▶ Task details: Can you write out all the lines word for word, with no pictures?
---
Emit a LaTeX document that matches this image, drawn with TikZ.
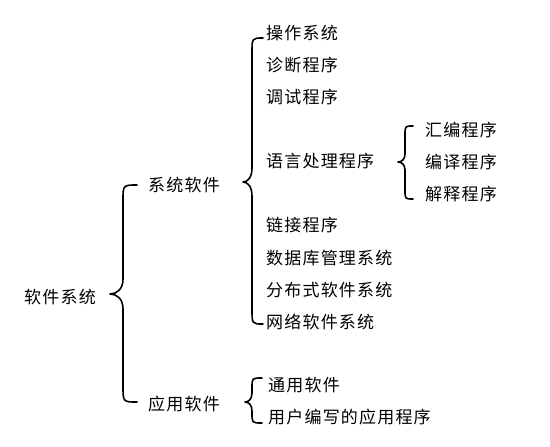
\documentclass[tikz,border=0pt]{standalone}
\usepackage{fontspec}
\newfontfamily\cjk{Noto Sans CJK SC}[LetterSpace=7]
\newcommand\mybrace[8]{%
  \draw[bracestyle] (#1,#4) .. controls (#2,#4) .. (#2,{#4+#7})
    -- (#2,{#5-#8}) .. controls (#2,{#5-0.3*#8}) and ({(#2+#3)/2},#5) .. (#3,#5)
    .. controls ({(#2+#3)/2},#5) and (#2,{#5+0.3*#8}) .. (#2,{#5+#8})
    -- (#2,{#6-#7}) .. controls (#2,#6) .. (#1,#6);}
\begin{document}
\begin{tikzpicture}[x=1pt,y=-1pt,
  lbl/.style={anchor=west,inner sep=0pt,font=\cjk\fontsize{17}{19}\selectfont},
  bracestyle/.style={draw=black,line width=1.6pt,line cap=round,line join=round}]
\useasboundingbox (0,0) rectangle (550,447);
\node[lbl] (root) at (24,297) {软件系统};
\node[lbl] (sys) at (148,185) {系统软件};
\node[lbl] (app) at (148,404) {应用软件};
\node[lbl] (s1) at (266,33) {操作系统};
\node[lbl] (s2) at (266,65) {诊断程序};
\node[lbl] (s3) at (266,97) {调试程序};
\node[lbl] (s4) at (266,161) {语言处理程序};
\node[lbl] (s5) at (266,225) {链接程序};
\node[lbl] (s6) at (266,258) {数据库管理系统};
\node[lbl] (s7) at (266,290) {分布式软件系统};
\node[lbl] (s8) at (266,322) {网络软件系统};
\node[lbl] (l1) at (425,130) {汇编程序};
\node[lbl] (l2) at (425,162) {编译程序};
\node[lbl] (l3) at (425,194) {解释程序};
\node[lbl] (a1) at (268,385) {通用软件};
\node[lbl] (a2) at (268,417) {用户编写的应用程序};
\mybrace{137}{123}{110}{185}{294}{402}{16}{15}
\mybrace{263}{252}{243}{38}{182}{324}{15}{14}
\mybrace{413}{405}{398}{126}{162}{199}{9}{8}
\mybrace{262}{252}{245}{378}{402}{423}{10}{9}
\end{tikzpicture}
\end{document}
---
▶ Response to the exercise:
Emit a LaTeX document that matches this image, drawn with TikZ.
\documentclass[tikz,border=0pt]{standalone}
\usepackage{fontspec}
\newfontfamily\cjk{Noto Sans CJK SC}[LetterSpace=7]
\newcommand\mybrace[8]{%
  \draw[bracestyle] (#1,#4) .. controls (#2,#4) .. (#2,{#4+#7})
    -- (#2,{#5-#8}) .. controls (#2,{#5-0.3*#8}) and ({(#2+#3)/2},#5) .. (#3,#5)
    .. controls ({(#2+#3)/2},#5) and (#2,{#5+0.3*#8}) .. (#2,{#5+#8})
    -- (#2,{#6-#7}) .. controls (#2,#6) .. (#1,#6);}
\begin{document}
\begin{tikzpicture}[x=1pt,y=-1pt,
  lbl/.style={anchor=west,inner sep=0pt,font=\cjk\fontsize{17}{19}\selectfont},
  bracestyle/.style={draw=black,line width=1.6pt,line cap=round,line join=round}]
\useasboundingbox (0,0) rectangle (550,447);
\node[lbl] (root) at (24,297) {软件系统};
\node[lbl] (sys) at (148,185) {系统软件};
\node[lbl] (app) at (148,404) {应用软件};
\node[lbl] (s1) at (266,33) {操作系统};
\node[lbl] (s2) at (266,65) {诊断程序};
\node[lbl] (s3) at (266,97) {调试程序};
\node[lbl] (s4) at (266,161) {语言处理程序};
\node[lbl] (s5) at (266,225) {链接程序};
\node[lbl] (s6) at (266,258) {数据库管理系统};
\node[lbl] (s7) at (266,290) {分布式软件系统};
\node[lbl] (s8) at (266,322) {网络软件系统};
\node[lbl] (l1) at (425,130) {汇编程序};
\node[lbl] (l2) at (425,162) {编译程序};
\node[lbl] (l3) at (425,194) {解释程序};
\node[lbl] (a1) at (268,385) {通用软件};
\node[lbl] (a2) at (268,417) {用户编写的应用程序};
\mybrace{137}{123}{110}{185}{294}{402}{16}{15}
\mybrace{263}{252}{243}{38}{182}{324}{15}{14}
\mybrace{413}{405}{398}{126}{162}{199}{9}{8}
\mybrace{262}{252}{245}{378}{402}{423}{10}{9}
\end{tikzpicture}
\end{document}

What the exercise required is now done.